Tip #8: Calibrate your quality assessment criteria with the amount of study design details presented in the primary studies – in Software Engineering, this amount is unfortunately rather low.
Data visualization
It is often difficult to find the most expressive type of visualization for a given data set. At the same time, practically all SLRs report on the same kind of data, such as included/excluded studies, and numbers of studies in different categories. Adopting a set of visualization best practices could be beneficial to readers. For instance, Sankey diagrams are a great way of visualizing the outcomes of a study selection process, and bubble charts offer an expressive visualization of study categories.
When searching for an appropriate visualization, I often find myself consulting The Data Visualization Catalog, a useful online collection of common types of plots and graphs.

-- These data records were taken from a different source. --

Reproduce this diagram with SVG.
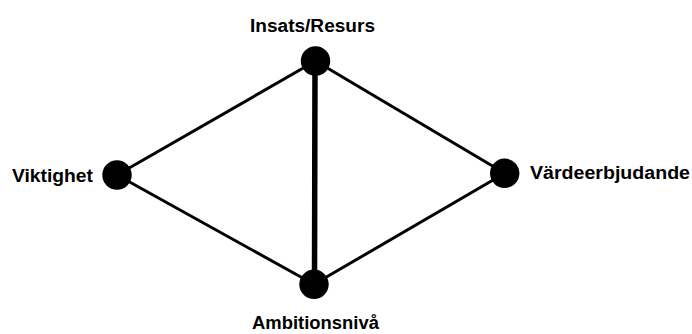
<svg xmlns="http://www.w3.org/2000/svg" width="692" height="334" viewBox="0 0 692 334">
<style>
.edge{stroke:#000;stroke-width:3;fill:none;stroke-linecap:round}
.thick{stroke-width:5.5}
.dot{fill:#000}
.lbl{font-family:"Liberation Sans",Arial,sans-serif;font-weight:bold;font-size:18px;fill:#000}
</style>
<rect width="692" height="334" fill="#fff"/>
<g id="connectors">
<line class="edge" x1="315.5" y1="61" x2="117" y2="175"/>
<line class="edge" x1="315.5" y1="61" x2="504.7" y2="173.3"/>
<line class="edge" x1="117" y1="175" x2="314" y2="284.3"/>
<line class="edge" x1="314" y1="284.3" x2="504.7" y2="173.3"/>
<line class="edge thick" x1="315" y1="61" x2="314.5" y2="284.3"/>
</g>
<g id="node-insats">
<circle class="dot" cx="315.5" cy="61" r="14.7"/>
<text class="lbl" x="250" y="32" textLength="125" lengthAdjust="spacingAndGlyphs">Insats/Resurs</text>
</g>
<g id="node-viktighet">
<circle class="dot" cx="117" cy="175" r="14.7"/>
<text class="lbl" x="12" y="182" textLength="81" lengthAdjust="spacingAndGlyphs">Viktighet</text>
</g>
<g id="node-vardeerbjudande">
<circle class="dot" cx="504.7" cy="173.3" r="14.7"/>
<text class="lbl" x="530" y="178.5" textLength="160" lengthAdjust="spacingAndGlyphs">Värdeerbjudande</text>
</g>
<g id="node-ambitionsniva">
<circle class="dot" cx="314" cy="284.3" r="14.7"/>
<text class="lbl" x="252" y="329" textLength="127" lengthAdjust="spacingAndGlyphs">Ambitionsnivå</text>
</g>
</svg>
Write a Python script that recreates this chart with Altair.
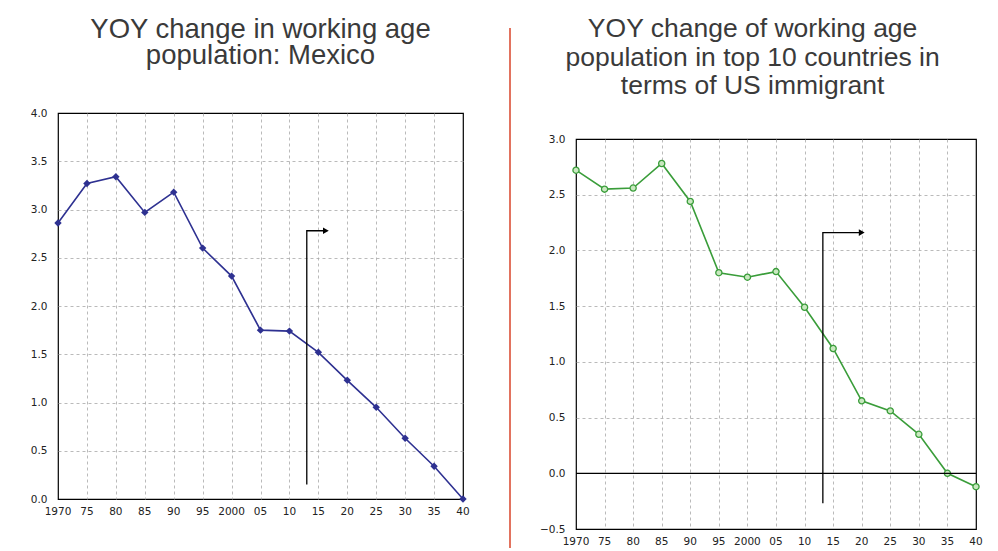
import altair as alt
import pandas as pd

years = [1970, 1975, 1980, 1985, 1990, 1995, 2000, 2005, 2010, 2015, 2020, 2025, 2030, 2035, 2040]
x_labels = ["1970", "75", "80", "85", "90", "95", "2000", "05", "10", "15", "20", "25", "30", "35", "40"]
mexico = [2.86, 3.27, 3.34, 2.97, 3.18, 2.60, 2.31, 1.75, 1.74, 1.52, 1.23, 0.95, 0.63, 0.34, 0.0]
top10 = [2.72, 2.55, 2.56, 2.78, 2.44, 1.80, 1.76, 1.81, 1.49, 1.12, 0.65, 0.56, 0.35, 0.0, -0.12]

left_title = ["YOY change in working age", "population: Mexico"]
right_title = ["YOY change of working age", "population in top 10 countries in", "terms of US immigrant"]

# forecast arrows (annotation paths)
arrow_l_x = [2013, 2013, 2016.3]
arrow_l_y = [0.15, 2.78, 2.78]
arrow_r_x = [2013.2, 2013.2, 2020.0]
arrow_r_y = [-0.27, 2.16, 2.16]

FONT_TICK = "DejaVu Sans"
FONT_TITLE = "Liberation Sans"
LABEL_COLOR = "#222222"


def edge_hidden(lo, hi):
    return {"condition": {"test": "datum.value == %s || datum.value == %s" % (lo, hi), "value": 0},
            "value": 1}


def x_enc():
    return alt.X(
        "year:Q",
        scale=alt.Scale(domain=[years[0], years[-1]], nice=False, zero=False),
        axis=alt.Axis(
            values=years, labels=False, title=None, grid=True,
            gridDash=[3, 3], gridColor="#a8a8a8", gridWidth=0.8,
            gridOpacity=edge_hidden(years[0], years[-1]),
            ticks=False, domain=False,
        ),
    )


def y_enc(domain, vals, field="v"):
    return alt.Y(
        field + ":Q",
        scale=alt.Scale(domain=domain, nice=False, zero=False),
        axis=alt.Axis(
            values=vals, format=".1f", title=None, grid=True,
            gridDash=[3, 3], gridColor="#a8a8a8", gridWidth=0.8,
            gridOpacity=edge_hidden(domain[0], domain[1]),
            ticks=False, domain=False, labelPadding=11, labelOverlap=False,
            labelFont=FONT_TICK, labelFontSize=10.5, labelColor=LABEL_COLOR,
        ),
    )


df_l = pd.DataFrame({"year": years, "v": mexico})
df_r = pd.DataFrame({"year": years, "v": top10})
df_lab = pd.DataFrame({"year": years, "label": x_labels})

yl_dom, yr_dom = [0, 4], [-0.5, 3]
yl_vals = [i * 0.5 for i in range(9)]
yr_vals = [-0.5 + i * 0.5 for i in range(8)]


def x_label_layer(plot_height):
    return alt.Chart(df_lab).mark_text(
        font=FONT_TICK, fontSize=10.5, color=LABEL_COLOR, baseline="top", clip=False
    ).encode(x=x_enc(), y=alt.value(plot_height + 8), text="label:N")


def arrow_layers(xs, ys, ydom, yvals):
    arr = pd.DataFrame({"year": xs, "v": ys, "o": [0, 1, 2]})
    ln = alt.Chart(arr).mark_line(color="black", strokeWidth=1.3).encode(
        x=x_enc(), y=y_enc(ydom, yvals), order="o:O")
    head = alt.Chart(arr.iloc[[2]]).mark_point(
        shape="triangle-right", filled=True, color="black", size=45, opacity=1).encode(
        x=x_enc(), y=y_enc(ydom, yvals))
    return ln, head


# ---- left panel
navy = "#2e3191"
base_l = alt.Chart(df_l).encode(x=x_enc(), y=y_enc(yl_dom, yl_vals))
line_l = base_l.mark_line(color=navy, strokeWidth=1.6)
pts_l = base_l.mark_point(shape="diamond", filled=True, color=navy, size=55, opacity=1)
arrow_line_l, arrow_head_l = arrow_layers(arrow_l_x, arrow_l_y, yl_dom, yl_vals)

left = alt.layer(line_l, pts_l, arrow_line_l, arrow_head_l, x_label_layer(386)).properties(
    width=405, height=386,
    title=alt.TitleParams(
        text=left_title, font=FONT_TITLE, fontSize=27.5, fontWeight="normal",
        color="#3a3a3a", lineHeight=26, anchor="middle", offset=39),
)

# ---- divider between the two panels
divider = alt.Chart(pd.DataFrame({"d": [0]})).mark_rule(
    color="#e2735f", strokeWidth=2, clip=False).encode(
    x=alt.value(18), y=alt.value(-85), y2=alt.value(435)).properties(
    width=25, height=386, view=alt.ViewBackground(stroke="transparent"))

# ---- right panel
green = "#3a9d3a"
base_r = alt.Chart(df_r).encode(x=x_enc(), y=y_enc(yr_dom, yr_vals))
line_r = base_r.mark_line(color=green, strokeWidth=1.6)
pts_r = base_r.mark_point(shape="circle", filled=True, fill="#c9e8c0", stroke=green,
                          strokeWidth=1.3, size=38, opacity=1)
zero = alt.Chart(pd.DataFrame({"v": [0]})).mark_rule(color="black", strokeWidth=1.2).encode(
    y=y_enc(yr_dom, yr_vals))
arrow_line_r, arrow_head_r = arrow_layers(arrow_r_x, arrow_r_y, yr_dom, yr_vals)

right_plot = alt.layer(line_r, pts_r, zero, arrow_line_r, arrow_head_r, x_label_layer(390)).properties(
    width=400, height=390)

spacer = alt.Chart(pd.DataFrame({"d": [0]})).mark_point(opacity=0).encode(
    x=alt.value(0), y=alt.value(0)).properties(
    width=400, height=19, view=alt.ViewBackground(stroke="transparent"))

right = alt.vconcat(spacer, right_plot, spacing=0).properties(
    title=alt.TitleParams(
        text=right_title, font=FONT_TITLE, fontSize=26.5, fontWeight="normal",
        color="#3a3a3a", lineHeight=28.5, anchor="middle", offset=10, dx=-8.5),
)

chart = alt.hconcat(left, divider, right, spacing=20).properties(
    padding={"left": 21, "top": 6, "right": 5, "bottom": 0},
    background="white",
).configure_view(stroke="black", strokeWidth=1.2)

chart.save("out.html", embed_options={"renderer": "svg", "actions": False})
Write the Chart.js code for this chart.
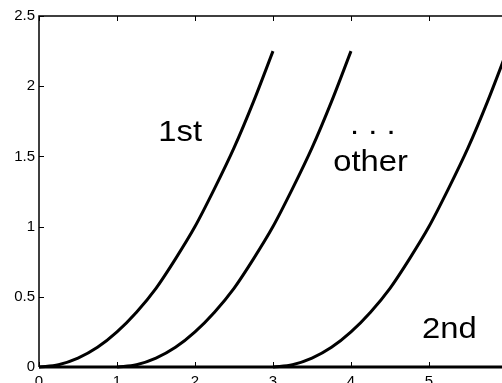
<!DOCTYPE html>
<html>
<head>
<meta charset="utf-8">
<script src="https://cdn.jsdelivr.net/npm/chart.js@4/dist/chart.umd.min.js"></script>
<style>
  html, body { margin: 0; padding: 0; background: #fff; overflow: hidden; }
  #wrap { width: 510px; height: 383px; }
</style>
</head>
<body>
<div id="wrap"><canvas id="c" width="510" height="383"></canvas></div>
<script>
// ---- data ----
const curve1X = [0, 0.25, 0.5, 0.75, 1, 1.25, 1.5, 1.75, 2, 2.25, 2.5, 2.75, 3];
const curve1Y = [0, 0.016, 0.063, 0.14, 0.25, 0.39, 0.56, 0.77, 1.0, 1.27, 1.56, 1.89, 2.25];
const curve2X = [1, 1.25, 1.5, 1.75, 2, 2.25, 2.5, 2.75, 3, 3.25, 3.5, 3.75, 4];
const curve2Y = [0, 0.016, 0.063, 0.14, 0.25, 0.39, 0.56, 0.77, 1.0, 1.27, 1.56, 1.89, 2.25];
const curve3X = [3, 3.25, 3.5, 3.75, 4, 4.25, 4.5, 4.75, 5, 5.25, 5.5, 5.75, 6];
const curve3Y = [0, 0.016, 0.063, 0.14, 0.25, 0.39, 0.56, 0.77, 1.0, 1.27, 1.56, 1.89, 2.25];
const baseX = [0, 6];
const baseY = [0, 0];
const xTicks = [0, 1, 2, 3, 4, 5];
const yTicks = [0, 0.5, 1, 1.5, 2, 2.5];
const noteText = ['1st', '. . .', 'other', '2nd'];
const noteX = [1.81, 4.28, 4.25, 5.26];
const noteY = [1.607, 1.66, 1.393, 0.207];

function pts(xs, ys) { return xs.map((x, i) => ({ x: x, y: ys[i] })); }

const FONT = '"Liberation Sans", Arial, Helvetica, sans-serif';

const framePlugin = {
  id: 'frame',
  beforeDatasetsDraw(chart) {
    const { ctx, chartArea: a, scales } = chart;
    ctx.save();
    ctx.strokeStyle = '#000';
    ctx.lineWidth = 1.5;
    ctx.beginPath();
    ctx.moveTo(a.left, a.bottom);
    ctx.lineTo(a.left, a.top);
    ctx.lineTo(a.right, a.top);
    ctx.lineTo(a.right, a.bottom);
    ctx.stroke();
    ctx.lineWidth = 1;
    ctx.beginPath();
    const tl = 5;
    xTicks.forEach(v => {
      const px = Math.round(scales.x.getPixelForValue(v)) + 0.5;
      ctx.moveTo(px, a.bottom); ctx.lineTo(px, a.bottom - tl);
      ctx.moveTo(px, a.top); ctx.lineTo(px, a.top + tl);
    });
    yTicks.forEach(v => {
      const py = Math.round(scales.y.getPixelForValue(v)) + 0.5;
      ctx.moveTo(a.left, py); ctx.lineTo(a.left + tl, py);
      ctx.moveTo(a.right, py); ctx.lineTo(a.right - tl, py);
    });
    ctx.stroke();
    ctx.restore();
  },
  afterDatasetsDraw(chart) {
    const { ctx, scales } = chart;
    ctx.save();
    ctx.fillStyle = '#000';
    ctx.font = '29px ' + FONT;
    ctx.textAlign = 'center';
    ctx.textBaseline = 'alphabetic';
    noteText.forEach((t, i) => {
      const px = scales.x.getPixelForValue(noteX[i]);
      const py = scales.y.getPixelForValue(noteY[i]);
      ctx.save();
      ctx.translate(px, py);
      ctx.scale(1.13, 1);
      ctx.fillText(t, 0, 0);
      ctx.restore();
    });
    ctx.restore();
  }
};

const lineDs = (data) => ({
  data: data,
  borderColor: '#000',
  borderWidth: 3,
  pointRadius: 0,
  fill: false,
  tension: 0.4,
  cubicInterpolationMode: 'monotone',
  clip: 6
});

const fmt = (v) => String(v);

new Chart(document.getElementById('c'), {
  type: 'line',
  data: {
    datasets: [
      lineDs(pts(baseX, baseY)),
      lineDs(pts(curve1X, curve1Y)),
      lineDs(pts(curve2X, curve2Y)),
      lineDs(pts(curve3X, curve3Y))
    ]
  },
  options: {
    responsive: false,
    animation: false,
    devicePixelRatio: 1,
    layout: { padding: { top: 16, right: 3, left: 0, bottom: 0 } },
    plugins: { legend: { display: false }, tooltip: { enabled: false } },
    scales: {
      x: {
        type: 'linear',
        min: 0, max: 6,
        afterFit(s) { s.height = 16; },
        afterBuildTicks(s) { s.ticks = xTicks.map(v => ({ value: v })); },
        grid: { display: false, drawTicks: false },
        border: { display: false },
        ticks: { color: '#000', font: { family: FONT, size: 15 }, padding: 6, maxRotation: 0, autoSkip: false, callback: fmt }
      },
      y: {
        type: 'linear',
        min: 0, max: 2.5,
        afterFit(s) { s.width = 39; },
        afterBuildTicks(s) { s.ticks = yTicks.map(v => ({ value: v })); },
        grid: { display: false, drawTicks: false },
        border: { display: false },
        ticks: { color: '#000', font: { family: FONT, size: 15 }, padding: 4, callback: fmt }
      }
    }
  },
  plugins: [framePlugin]
});
</script>
</body>
</html>
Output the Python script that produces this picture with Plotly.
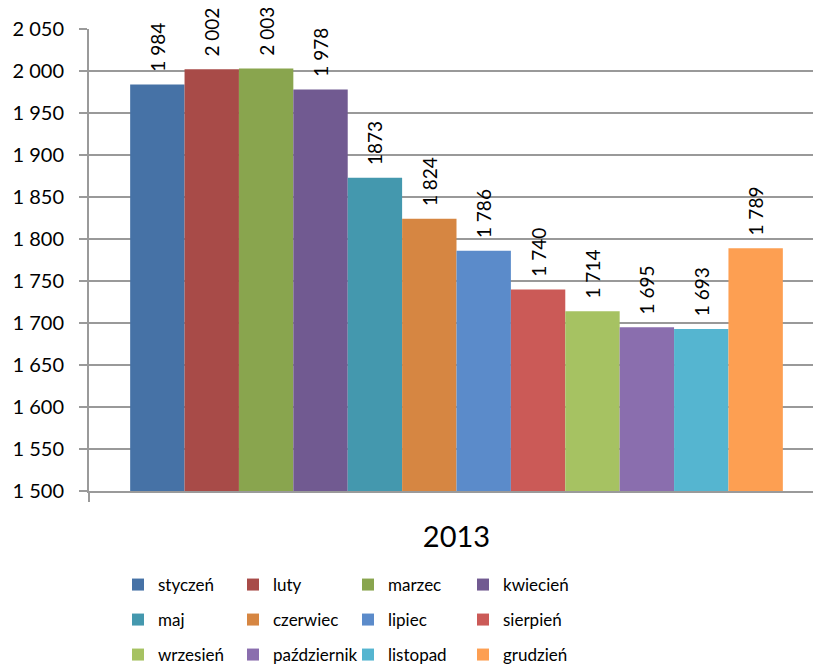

Tip #8: Choose your data visualization methods wisely, possibly consulting a visualization catalog beforehand.
Final thoughts
The nuggets of advice presented above may be obvious for those with even a moderate level of experience regarding SLRs. However, they would have collectively saved me several weeks of work had I known about them when starting out. I shared them here in the hope that someone reading this post will be able to save some time. After all, time seems to be one of the most valuable resources needed for an SLR.
As a side-note, the SLR-turned-SMS on model transformation languages I started two years ago is now shelved, possibly indefinitely. In the end I found the scope simply too large. I have since focused on a more narrow scope, which in my view is also more interesting – but that is a topic for another post.